Banking sector reformed

Dovetailing with the momentous economic reform that has been taking place in Syria over the past few years, the Syrian banking sector has witnessed a number of reforms starting with the enactment of Law No 28 in 2001 that, after forty years of state monopoly, established the framework for private banking activity.

Thereafter, Islamic Banking Law No 35 was passed in 2005. Both laws set out the procedures for licensing banks' conditions under which they would operate; and principles of their supervision.

Law 28 and Law 35 were amended in terms of capital requirements and ownership structure, by Law 3 in early 2010. Law 3 raised the minimum capital required to start a private bank to SYP10 billion ($21 million) and SYP15 billion for Islamic banks of which 50% should be paid upon incorporation, while the remaining portion of the capital must be paid within three years of commencing operations.

Law 3 also stipulates that founders of the bank should own at least 25% of the capital upon application for licensing. Non-Syrian shares shall not exceed 49% of the banks share capital (could be increased up to 60% based on Prime Minister's approval). On the other hand, legal entities (Syrian or non-Syrian) shares shall not exceed 60% of the capital (up to 75% if public banks are included) and no natural person can own more than 5% of share capital.
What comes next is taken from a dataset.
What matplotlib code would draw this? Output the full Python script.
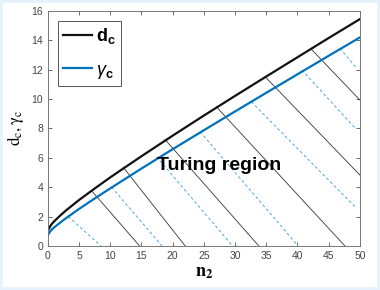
import matplotlib
matplotlib.use("Agg")
import matplotlib.pyplot as plt
from matplotlib.patches import Rectangle

plt.rcParams['font.family'] = ['Liberation Sans', 'DejaVu Sans']
plt.rcParams['mathtext.fontset'] = 'custom'
plt.rcParams['mathtext.rm'] = 'Liberation Sans'
plt.rcParams['mathtext.bf'] = 'Liberation Sans:bold'
plt.rcParams['mathtext.it'] = 'Liberation Sans:italic'

# curves
n2 = [0, 0.5, 1, 2, 3, 5, 7.5, 10, 15, 20, 25, 30, 35, 40, 45, 50]
d_c = [1.05, 1.43, 1.67, 2.08, 2.45, 3.13, 3.91, 4.67, 6.11, 7.51,
       8.88, 10.22, 11.54, 12.85, 14.16, 15.45]
gamma_c = [0.75, 1.06, 1.26, 1.60, 1.92, 2.52, 3.23, 3.92, 5.27, 6.59,
           7.88, 9.16, 10.43, 11.69, 12.95, 14.2]

# hatching of the Turing region (start on curve -> end on axis/edge)
black_x0 = [7.0, 12.07, 18.75, 27.0, 34.8, 42.1]
black_y0 = [3.76, 5.36, 7.26, 9.48, 11.53, 13.45]
black_x1 = [14.7, 22.0, 33.8, 47.6, 50.0, 50.0]
black_y1 = [0, 0, 0, 0, 4.83, 9.94]

blue_x0 = [3.26, 10.2, 17.4, 24.4, 32.6, 40.7, 46.8]
blue_y0 = [2.0, 4.0, 6.08, 7.78, 9.82, 11.98, 13.46]
blue_x1 = [8.5, 18.3, 29.6, 40.1, 49.3, 49.3, 49.5]
blue_y1 = [0, 0, 0, 0, 2.63, 8.0, 12.1]

fig = plt.figure(figsize=(3.8, 2.9), dpi=100)
ax = fig.add_axes([0.126, 0.152, 0.821, 0.810])

for i in range(len(black_x0)):
    ax.plot([black_x0[i], black_x1[i]], [black_y0[i], black_y1[i]],
            color='#333333', lw=0.6)
for i in range(len(blue_x0)):
    ax.plot([blue_x0[i], blue_x1[i]], [blue_y0[i], blue_y1[i]],
            color='#4da6e0', lw=0.7, ls=(0, (3, 2.5)))

ax.plot(n2, d_c, color='#111111', lw=1.6, label=r'$\mathbf{d_c}$')
ax.plot(n2, gamma_c, color='#0072bd', lw=1.6, label=r'$\gamma_{\mathbf{c}}$')

ax.text(17.5, 5.45, 'Turing region', fontsize=14, fontweight='bold',
        va='center', ha='left')

ax.set_xlim(0, 50)
ax.set_ylim(0, 16)
ax.set_xticks(range(0, 51, 5))
ax.set_yticks(range(0, 17, 2))
ax.tick_params(direction='in', top=True, right=True, labelsize=7.5,
               colors='#555555', labelcolor='#444444', length=3, width=0.6)
for s in ax.spines.values():
    s.set_color('#777777')
    s.set_linewidth(0.7)

ax.set_xlabel(r'$\mathbf{n_2}$', fontsize=13, labelpad=2)
ax.set_ylabel(r'$\mathrm{d_c,\gamma_c}$', fontsize=12, labelpad=4)
ax.xaxis.label.set_math_fontfamily('stix')
ax.yaxis.label.set_math_fontfamily('stix')

leg = ax.legend(loc='upper left', fontsize=13, handlelength=1.6,
                fancybox=False, framealpha=1, edgecolor='#555555',
                borderaxespad=0.55, labelspacing=0.85, handletextpad=0.2,
                borderpad=0.3)
leg.get_frame().set_linewidth(0.7)

fig.patches.append(Rectangle((0, 0), 1, 1, transform=fig.transFigure,
                             fill=False, edgecolor='#e4f3fb', lw=4))

fig.savefig('out.png', dpi=100)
By mid-2010, and in line with the need for financing infrastructure project, Law 56 was issued. This allows for the establishment of investment banks with the minimum capital of SYP50 billion which is to be paid in full before launch of operations. Similar to conventional banks, no natural person can own more than 5% of share capital, while the ceiling for non-financial legal entities was set at 10% and at 25% for financial legal entities.